Since I’ve joined, more and more people are coming to me with tasks that have nothing to do with this. Like, “You have access to our Microsoft Azure account, right? Can you fix this problem with our Microsoft Outlook?” I genuinely have no idea why I am asked these questions in particular but every day this seems to spread. They come from everyone: engineers, designers, managers, executives… I think someone at the top is telling people I’m our IT team and people are happy to go along with it because we actually don’t have an official IT team!
I’ve tried to push back against these things. When I explain this isn’t my job, usually that person complains to some high up who then tells me they’d “really appreciate it”’if I helped. Usually this is when my manager tells me I have to do it. I’ve spoken about this with my manager a hundred times. He’s in full agreement with me that I shouldn’t be doing these things, and he promises “I’ll talk with them about how this is the last time” but that never seems to help.
Just last week I was brought into a meeting to discuss a new product the company is releasing soon and they asked me for help creating Kubernetes credentials for the dev team. I said “Absolutely I can do that, but I can’t help with email or anything else like that. I can only do the Kubernetes stuff.” Everyone agreed, even the CTO. And now a week later, “We really need your help setting up our website.” It makes me want to scream that I keep having the same conversations over and over again.
The systems I’m responsible for are really crappy and everyone knows it and hates it. I don’t enjoy being a person that is constantly asked about bugs reported to me months ago that I still haven’t fixed. My manager is constantly defending me to other engineers, telling them I’m so busy and it’s not my fault, and he has negotiated a lot of leeway in the deadlines for my normal tasks. I appreciate that, but this shouldn’t be necessary.

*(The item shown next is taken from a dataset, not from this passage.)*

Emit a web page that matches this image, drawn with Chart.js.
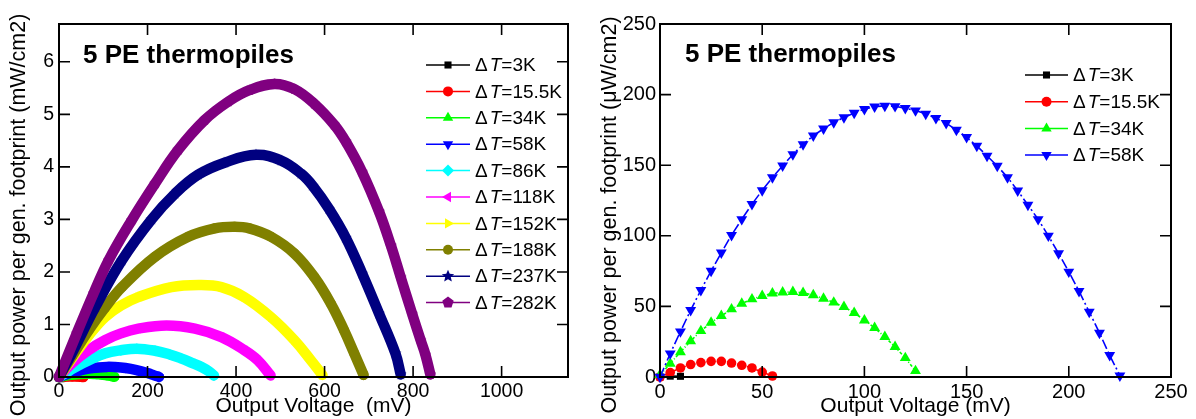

How do I fix this? I don’t want to be pessimistic but it seems impossible for me to fix the underlying problem, which is that a company with 100 employees needs an IT team. But management doesn’t seem interested in this, and I don’t blame them: they’re probably thinking it would be a waste since they’ve already got one (me).
Usually this should start with a frank conversation with your manager. Something like this: "For a while now, I've been fielding IT requests from the entire company. I appreciate that you've been helping manage expectations upwards, but my workload is still unsustainable, and to be honest I haven't been enjoying my work for a while now. If this situation doesn't improve by {insert near-future date}, I'll have to leave."
And then: just start saying no to things. Someone high up says "I need X immediately"? Either say "well, I'll put it on my backlog, and I can get to that in Y weeks" or "I can do that immediately, if you go to these people and tell them I can't do what they asked because this is higher priority."
At least, that's if you want to do it the gradual and non-bridge-burning way. You can also decide that game isn't worth it; there's lot of other tech jobs out there.
There are tools you can put in place - a ticketing system, an email filter, a slack bot, but fundamentally you need to make noise, that you're not IT, and your boss needs to support you on this.
The squeaky wheel gets the grease, and they're going to keep working you into something breaks. don't let that that be you. demand changes otherwise you're leaving or you're going to burn out which is the same thing for the company.
Then tell your manager to read "The Phoenix Project". Or just extract the relevant lessons directly from there and send them to him.